Restate the opening lines of the material below word for word, stopping after the line that contains "y_range = [0, 80.1]".

--

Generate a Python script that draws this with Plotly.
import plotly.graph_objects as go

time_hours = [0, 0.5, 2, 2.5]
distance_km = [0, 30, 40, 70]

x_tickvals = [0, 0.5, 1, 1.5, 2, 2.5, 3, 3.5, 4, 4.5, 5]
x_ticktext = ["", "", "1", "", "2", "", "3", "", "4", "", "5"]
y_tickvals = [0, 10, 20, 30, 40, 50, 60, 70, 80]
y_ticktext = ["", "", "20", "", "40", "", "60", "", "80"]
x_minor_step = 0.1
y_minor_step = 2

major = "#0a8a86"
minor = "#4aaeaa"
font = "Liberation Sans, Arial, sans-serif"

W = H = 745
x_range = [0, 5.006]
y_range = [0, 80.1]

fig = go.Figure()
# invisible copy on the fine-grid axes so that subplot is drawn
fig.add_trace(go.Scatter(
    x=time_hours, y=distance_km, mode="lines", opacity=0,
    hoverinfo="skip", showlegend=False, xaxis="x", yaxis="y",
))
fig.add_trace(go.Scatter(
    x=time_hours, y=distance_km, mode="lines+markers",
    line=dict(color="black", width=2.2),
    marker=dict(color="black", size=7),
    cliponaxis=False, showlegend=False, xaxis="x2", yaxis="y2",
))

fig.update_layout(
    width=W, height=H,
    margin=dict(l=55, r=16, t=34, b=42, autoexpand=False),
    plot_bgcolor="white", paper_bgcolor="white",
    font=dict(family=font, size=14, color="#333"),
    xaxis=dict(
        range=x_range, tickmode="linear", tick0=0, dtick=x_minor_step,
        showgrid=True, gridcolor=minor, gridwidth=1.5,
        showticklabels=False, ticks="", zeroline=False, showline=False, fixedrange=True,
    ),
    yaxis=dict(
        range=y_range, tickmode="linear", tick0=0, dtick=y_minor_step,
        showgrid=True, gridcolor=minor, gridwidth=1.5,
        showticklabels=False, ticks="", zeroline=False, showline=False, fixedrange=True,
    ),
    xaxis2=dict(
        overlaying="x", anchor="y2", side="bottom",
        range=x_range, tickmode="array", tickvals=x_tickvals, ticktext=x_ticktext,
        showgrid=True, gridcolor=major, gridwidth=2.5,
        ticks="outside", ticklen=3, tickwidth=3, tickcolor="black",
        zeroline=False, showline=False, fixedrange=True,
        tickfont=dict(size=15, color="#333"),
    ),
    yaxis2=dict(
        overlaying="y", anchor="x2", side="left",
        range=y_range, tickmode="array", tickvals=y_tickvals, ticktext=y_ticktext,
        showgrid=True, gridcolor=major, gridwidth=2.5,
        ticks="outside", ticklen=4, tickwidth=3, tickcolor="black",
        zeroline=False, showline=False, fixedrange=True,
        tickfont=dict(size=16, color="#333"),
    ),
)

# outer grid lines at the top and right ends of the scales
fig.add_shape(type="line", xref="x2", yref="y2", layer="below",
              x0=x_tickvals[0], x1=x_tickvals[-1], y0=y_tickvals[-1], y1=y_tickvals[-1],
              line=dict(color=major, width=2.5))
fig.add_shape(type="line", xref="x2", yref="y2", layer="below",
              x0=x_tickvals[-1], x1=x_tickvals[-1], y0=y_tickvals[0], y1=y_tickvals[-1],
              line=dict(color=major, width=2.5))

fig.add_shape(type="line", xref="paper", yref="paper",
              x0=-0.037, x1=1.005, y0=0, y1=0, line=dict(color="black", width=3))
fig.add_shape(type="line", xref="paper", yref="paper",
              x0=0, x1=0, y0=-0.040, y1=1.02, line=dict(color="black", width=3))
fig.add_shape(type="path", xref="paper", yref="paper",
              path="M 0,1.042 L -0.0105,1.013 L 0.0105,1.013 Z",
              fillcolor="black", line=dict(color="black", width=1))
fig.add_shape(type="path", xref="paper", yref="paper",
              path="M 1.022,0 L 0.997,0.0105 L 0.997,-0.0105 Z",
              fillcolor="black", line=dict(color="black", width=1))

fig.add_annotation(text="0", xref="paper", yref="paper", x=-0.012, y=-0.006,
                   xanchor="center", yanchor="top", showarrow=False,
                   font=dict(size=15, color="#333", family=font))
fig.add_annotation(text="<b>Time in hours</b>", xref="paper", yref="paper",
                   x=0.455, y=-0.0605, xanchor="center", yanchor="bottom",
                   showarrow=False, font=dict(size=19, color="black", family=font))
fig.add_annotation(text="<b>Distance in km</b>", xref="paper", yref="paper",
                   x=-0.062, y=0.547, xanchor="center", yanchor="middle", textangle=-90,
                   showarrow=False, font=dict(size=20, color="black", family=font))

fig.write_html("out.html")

--

WRITTEN SOLUTION →
Generate a Python script that draws this with Plotly.
import plotly.graph_objects as go

time_hours = [0, 0.5, 2, 2.5]
distance_km = [0, 30, 40, 70]

x_tickvals = [0, 0.5, 1, 1.5, 2, 2.5, 3, 3.5, 4, 4.5, 5]
x_ticktext = ["", "", "1", "", "2", "", "3", "", "4", "", "5"]
y_tickvals = [0, 10, 20, 30, 40, 50, 60, 70, 80]
y_ticktext = ["", "", "20", "", "40", "", "60", "", "80"]
x_minor_step = 0.1
y_minor_step = 2

major = "#0a8a86"
minor = "#4aaeaa"
font = "Liberation Sans, Arial, sans-serif"

W = H = 745
x_range = [0, 5.006]
y_range = [0, 80.1]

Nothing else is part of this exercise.